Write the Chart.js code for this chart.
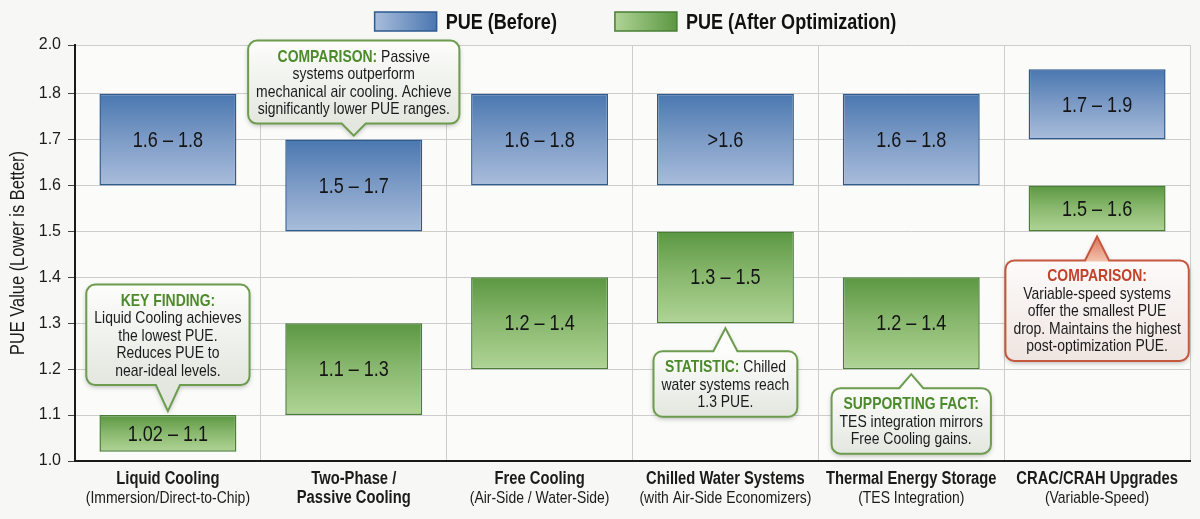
<!DOCTYPE html>
<html>
<head>
<meta charset="utf-8">
<title>PUE before / after optimization</title>
<script src="https://cdn.jsdelivr.net/npm/chart.js@4.4.1/dist/chart.umd.min.js"></script>
<style>
  html, body { margin: 0; padding: 0; background: #f7f7f5; }
  #wrap { width: 1200px; height: 519px; }
</style>
</head>
<body>
<div id="wrap"><canvas id="pueChart"></canvas></div>
<script>
// ---- data ----
const categories = ['Liquid Cooling', 'Two-Phase /', 'Free Cooling', 'Chilled Water Systems', 'Thermal Energy Storage', 'CRAC/CRAH Upgrades'];
const subLabels = ['(Immersion/Direct-to-Chip)', 'Passive Cooling', '(Air-Side / Water-Side)', '(with Air-Side Economizers)', '(TES Integration)', '(Variable-Speed)'];

const pueBefore = [[1.6, 1.8], [1.5, 1.7], [1.6, 1.8], [1.6, 1.8], [1.6, 1.8], [1.7, 1.9]];
const pueAfter = [[1.02, 1.1], [1.1, 1.3], [1.2, 1.4], [1.3, 1.5], [1.2, 1.4], [1.5, 1.6]];

const beforeText = ['1.6 – 1.8', '1.5 – 1.7', '1.6 – 1.8', '>1.6', '1.6 – 1.8', '1.7 – 1.9'];
const afterText = ['1.02 – 1.1', '1.1 – 1.3', '1.2 – 1.4', '1.3 – 1.5', '1.2 – 1.4', '1.5 – 1.6'];

const yTicks = [1.0, 1.1, 1.2, 1.3, 1.4, 1.5, 1.6, 1.7, 1.8, 2.0];

// callouts: which category, which value the pointer touches, box above or below
const notes = [
  { cat: 0, value: 1.1, side: 'above', tone: 'green', rows: [['KEY FINDING:', ''], 'Liquid Cooling achieves', 'the lowest PUE.', 'Reduces PUE to', 'near-ideal levels.'] },
  { cat: 1, value: 1.7, side: 'above', tone: 'green', rows: [['COMPARISON:', ' Passive'], 'systems outperform', 'mechanical air cooling. Achieve', 'significantly lower PUE ranges.'] },
  { cat: 3, value: 1.3, side: 'below', tone: 'green', rows: [['STATISTIC:', ' Chilled'], 'water systems reach', '1.3 PUE.'] },
  { cat: 4, value: 1.2, side: 'below', tone: 'green', rows: [['SUPPORTING FACT:', ''], 'TES integration mirrors', 'Free Cooling gains.'] },
  { cat: 5, value: 1.5, side: 'below', tone: 'red', rows: [['COMPARISON:', ''], 'Variable-speed systems', 'offer the smallest PUE', 'drop. Maintains the highest', 'post-optimization PUE.'] }
];
const pointerLen = [26, 12, 23, 14, 24];

// ---- styling ----
const FONT = '"Liberation Sans", Arial, "DejaVu Sans", sans-serif';
const SQ = 0.82; // horizontal squeeze -> narrow face like the original
const INK = '#1b1b1b';
const BLUE = { top: '#4a77b0', mid: '#7898c4', bottom: '#a9bddb', edge: '#2e5a8e' };
const GREEN = { top: '#5b9742', mid: '#86b66b', bottom: '#b0d496', edge: '#4a7d35' };
const TONES = {
  green: { edge: '#6d9c4e', title: '#4c8a2c', fillTop: '#fdfdfb', fillBottom: '#e3e7df' },
  red: { edge: '#c4573d', title: '#c2432a', fillTop: '#fdfbfa', fillBottom: '#efe5e1' }
};

Chart.defaults.font.family = FONT;
Chart.defaults.color = INK;

function narrowWidth(ctx, text) { return ctx.measureText(text).width * SQ; }
function narrowText(ctx, text, x, y, align) {
  ctx.save();
  ctx.translate(x, y);
  ctx.scale(SQ, 1);
  ctx.textAlign = align;
  ctx.fillText(text, 0, 0);
  ctx.restore();
}

// y axis: linear up to 1.8, the 1.8–2.0 band is squeezed as in the original
const TOP_BAND = 1.8, SQUEEZE = 0.53;
class PueScale extends Chart.LinearScale {
  static id = 'pue';
  static defaults = Chart.LinearScale.defaults;
  warp(v) { return v > TOP_BAND ? TOP_BAND + (v - TOP_BAND) * SQUEEZE : v; }
  unwarp(u) { return u > TOP_BAND ? TOP_BAND + (u - TOP_BAND) / SQUEEZE : u; }
  buildTicks() {
    this.start = this.min; this.end = this.max;
    return yTicks.map(v => ({ value: v }));
  }
  getPixelForValue(v) {
    if (v === null || v === undefined || isNaN(v)) return NaN;
    const lo = this.warp(this.min), hi = this.warp(this.max);
    return this.getPixelForDecimal((this.warp(v) - lo) / (hi - lo));
  }
  getValueForPixel(p) {
    const lo = this.warp(this.min), hi = this.warp(this.max);
    return this.unwarp(lo + this.getDecimalForPixel(p) * (hi - lo));
  }
}
Chart.register(PueScale);

function barFill(c) {
  return function (ctx) {
    const chart = ctx.chart;
    if (!chart.chartArea || ctx.type !== 'data' || !ctx.raw) return c.mid;
    const y = chart.scales.y;
    const g = chart.ctx.createLinearGradient(0, y.getPixelForValue(ctx.raw[1]), 0, y.getPixelForValue(ctx.raw[0]));
    g.addColorStop(0, c.top);
    g.addColorStop(0.45, c.mid);
    g.addColorStop(1, c.bottom);
    return g;
  };
}

const backdrop = {
  id: 'backdrop',
  beforeDraw(chart) {
    const { ctx, chartArea: a } = chart;
    ctx.save();
    ctx.fillStyle = '#f7f7f5';
    ctx.fillRect(0, 0, chart.width, chart.height);
    ctx.fillStyle = '#fbfbfa';
    ctx.fillRect(a.left, a.top, a.right - a.left, a.bottom - a.top);
    ctx.restore();
  }
};

const rangeLabels = {
  id: 'rangeLabels',
  afterDatasetsDraw(chart) {
    const ctx = chart.ctx;
    const texts = [beforeText, afterText];
    ctx.save();
    ctx.font = '22px ' + FONT;
    ctx.fillStyle = '#141414';
    ctx.textBaseline = 'middle';
    chart.data.datasets.forEach((ds, di) => {
      chart.getDatasetMeta(di).data.forEach((bar, i) => {
        const p = bar.getProps(['x', 'y', 'base'], true);
        narrowText(ctx, texts[di][i], p.x, (p.y + p.base) / 2 + 1, 'center');
      });
    });
    ctx.restore();
  }
};

function calloutPath(ctx, x0, y0, w, h, r, tipX, tipY, edge, half) {
  const x1 = x0 + w, y1 = y0 + h;
  ctx.beginPath();
  ctx.moveTo(x0 + r, y0);
  if (edge === 'top') { ctx.lineTo(tipX - half, y0); ctx.lineTo(tipX, tipY); ctx.lineTo(tipX + half, y0); }
  ctx.lineTo(x1 - r, y0);
  ctx.arcTo(x1, y0, x1, y0 + r, r);
  ctx.lineTo(x1, y1 - r);
  ctx.arcTo(x1, y1, x1 - r, y1, r);
  if (edge === 'bottom') { ctx.lineTo(tipX + half, y1); ctx.lineTo(tipX, tipY); ctx.lineTo(tipX - half, y1); }
  ctx.lineTo(x0 + r, y1);
  ctx.arcTo(x0, y1, x0, y1 - r, r);
  ctx.lineTo(x0, y0 + r);
  ctx.arcTo(x0, y0, x0 + r, y0, r);
  ctx.closePath();
}

const callouts = {
  id: 'callouts',
  afterDatasetsDraw(chart) {
    const ctx = chart.ctx;
    const xs = chart.scales.x, ys = chart.scales.y;
    const LINE = 17.5, PAD_Y = 6.5, PAD_X = 8;
    const bold = 'bold 17px ' + FONT, regular = '17px ' + FONT;
    notes.forEach((n, k) => {
      const tone = TONES[n.tone];
      ctx.save();
      const widths = n.rows.map(row => {
        if (Array.isArray(row)) {
          ctx.font = bold; const a = narrowWidth(ctx, row[0]);
          ctx.font = regular; return a + narrowWidth(ctx, row[1]);
        }
        ctx.font = regular; return narrowWidth(ctx, row);
      });
      const w = Math.max(...widths) + PAD_X * 2;
      const h = n.rows.length * LINE + PAD_Y * 2;
      const cx = xs.getPixelForValue(n.cat);
      const edgeY = ys.getPixelForValue(n.value);
      const above = n.side === 'above';
      const tipY = above ? edgeY - 4 : edgeY + 5;
      const y0 = above ? tipY - pointerLen[k] - h : tipY + pointerLen[k];
      const x0 = cx - w / 2;
      const half = 12;

      const fill = ctx.createLinearGradient(0, y0, 0, y0 + h);
      fill.addColorStop(0, tone.fillTop);
      fill.addColorStop(1, tone.fillBottom);

      calloutPath(ctx, x0, y0, w, h, 9, cx, tipY, above ? 'bottom' : 'top', half);
      ctx.shadowColor = 'rgba(0,0,0,0.28)';
      ctx.shadowBlur = 5;
      ctx.shadowOffsetY = 2;
      ctx.fillStyle = fill;
      ctx.fill();
      ctx.shadowColor = 'transparent';

      if (n.tone === 'red') {
        const baseY = above ? y0 + h : y0;
        const pg = ctx.createLinearGradient(0, tipY, 0, baseY);
        pg.addColorStop(0, '#dc7356');
        pg.addColorStop(1, '#f2c0aa');
        ctx.beginPath();
        ctx.moveTo(cx - half, baseY + (above ? -1 : 1));
        ctx.lineTo(cx, tipY);
        ctx.lineTo(cx + half, baseY + (above ? -1 : 1));
        ctx.closePath();
        ctx.fillStyle = pg;
        ctx.fill();
        calloutPath(ctx, x0, y0, w, h, 9, cx, tipY, above ? 'bottom' : 'top', half);
      }
      ctx.lineWidth = 2;
      ctx.strokeStyle = tone.edge;
      ctx.stroke();

      ctx.textBaseline = 'middle';
      n.rows.forEach((row, i) => {
        const ty = y0 + PAD_Y + LINE * (i + 0.5) + 1;
        if (Array.isArray(row)) {
          ctx.font = bold; const a = narrowWidth(ctx, row[0]);
          ctx.font = regular; const b = narrowWidth(ctx, row[1]);
          const tx = cx - (a + b) / 2;
          ctx.font = bold; ctx.fillStyle = tone.title; narrowText(ctx, row[0], tx, ty, 'left');
          ctx.font = regular; ctx.fillStyle = INK; narrowText(ctx, row[1], tx + a, ty, 'left');
        } else {
          ctx.font = regular; ctx.fillStyle = INK;
          narrowText(ctx, row, cx, ty, 'center');
        }
      });
      ctx.restore();
    });
  }
};

const axisText = {
  id: 'axisText',
  afterDraw(chart) {
    const ctx = chart.ctx, xs = chart.scales.x, a = chart.chartArea;
    ctx.save();
    ctx.fillStyle = INK;
    ctx.textBaseline = 'middle';
    categories.forEach((name, i) => {
      const x = xs.getPixelForValue(i);
      ctx.font = 'bold 18px ' + FONT;
      narrowText(ctx, name, x, 479, 'center');
      // sub-lines in brackets are regular weight, a continued name stays bold
      const plain = subLabels[i].startsWith('(');
      ctx.font = plain ? '17px ' + FONT : 'bold 18px ' + FONT;
      narrowText(ctx, subLabels[i], x, 498, 'center');
    });
    // y axis title
    ctx.save();
    ctx.translate(18, (a.top + a.bottom) / 2);
    ctx.rotate(-Math.PI / 2);
    ctx.font = '20px ' + FONT;
    narrowText(ctx, 'PUE Value (Lower is Better)', 0, 0, 'center');
    ctx.restore();
    ctx.restore();
  }
};

const legendBoxes = {
  id: 'legendBoxes',
  afterDraw(chart) {
    const { ctx, chartArea: a } = chart;
    const swatches = [BLUE, GREEN];
    const boxW = 62, boxH = 19, gapText = 9, gapItem = 58, boxY = 12;
    ctx.save();
    ctx.font = 'bold 22px ' + FONT;
    const items = chart.data.datasets.map((ds, i) => ({ text: ds.label, w: narrowWidth(ctx, ds.label), c: swatches[i] }));
    const total = items.reduce((s, it) => s + boxW + gapText + it.w, 0) + gapItem * (items.length - 1);
    let x = (a.left + a.right) / 2 - total / 2 + 3;
    items.forEach(it => {
      const g = ctx.createLinearGradient(x, 0, x + boxW, 0);
      g.addColorStop(0, it.c.bottom);
      g.addColorStop(1, it.c.top);
      ctx.fillStyle = g;
      ctx.fillRect(x, boxY, boxW, boxH);
      ctx.lineWidth = 1.5;
      ctx.strokeStyle = it.c.edge;
      ctx.strokeRect(x, boxY, boxW, boxH);
      ctx.fillStyle = '#111';
      ctx.textBaseline = 'middle';
      narrowText(ctx, it.text, x + boxW + gapText, boxY + boxH / 2 + 1, 'left');
      x += boxW + gapText + it.w + gapItem;
    });
    ctx.restore();
  }
};

new Chart(document.getElementById('pueChart'), {
  type: 'bar',
  data: {
    labels: categories,
    datasets: [
      {
        label: 'PUE (Before)',
        data: pueBefore,
        backgroundColor: barFill(BLUE),
        borderColor: BLUE.edge,
        borderWidth: 1.5,
        borderSkipped: false,
        grouped: false,
        order: 2
      },
      {
        label: 'PUE (After Optimization)',
        data: pueAfter,
        backgroundColor: barFill(GREEN),
        borderColor: GREEN.edge,
        borderWidth: 1.5,
        borderSkipped: false,
        grouped: false,
        order: 1
      }
    ]
  },
  options: {
    responsive: true,
    maintainAspectRatio: false,
    animation: false,
    layout: { padding: { top: 45, right: 10, left: 0, bottom: 0 } },
    datasets: { bar: { categoryPercentage: 1, barPercentage: 0.737 } },
    plugins: {
      legend: { display: false },
      tooltip: { enabled: false }
    },
    scales: {
      x: {
        type: 'category',
        grid: { color: '#cdcdcd', lineWidth: 1, drawTicks: false, offset: true },
        border: { color: '#1a1a1a', width: 2 },
        ticks: { display: false },
        afterFit(scale) { scale.height = 58; }
      },
      y: {
        type: 'pue',
        min: 1.0,
        max: 2.0,
        grid: { color: '#cdcdcd', lineWidth: 1, tickLength: 7, tickColor: '#444' },
        border: { color: '#1a1a1a', width: 2 },
        ticks: {
          font: { size: 16 },
          color: INK,
          padding: 7,
          callback: v => Number(v).toFixed(1)
        },
        title: { display: false, text: 'PUE Value (Lower is Better)' },
        afterFit(scale) { scale.width = 75; }
      }
    }
  },
  plugins: [backdrop, rangeLabels, callouts, axisText, legendBoxes]
});
</script>
</body>
</html>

• **Written problem**
Emit the lines of the material exactly, from its first line to the line containing "const subLabels = ['(Immersion/Direct-to-Chip)', 'Passive", inclusive; leave every picture out.

• **Problem solution**
Write the Chart.js code for this chart.
<!DOCTYPE html>
<html>
<head>
<meta charset="utf-8">
<title>PUE before / after optimization</title>
<script src="https://cdn.jsdelivr.net/npm/chart.js@4.4.1/dist/chart.umd.min.js"></script>
<style>
  html, body { margin: 0; padding: 0; background: #f7f7f5; }
  #wrap { width: 1200px; height: 519px; }
</style>
</head>
<body>
<div id="wrap"><canvas id="pueChart"></canvas></div>
<script>
// ---- data ----
const categories = ['Liquid Cooling', 'Two-Phase /', 'Free Cooling', 'Chilled Water Systems', 'Thermal Energy Storage', 'CRAC/CRAH Upgrades'];
const subLabels = ['(Immersion/Direct-to-Chip)', 'Passive Cooling', '(Air-Side / Water-Side)', '(with Air-Side Economizers)', '(TES Integration)', '(Variable-Speed)'];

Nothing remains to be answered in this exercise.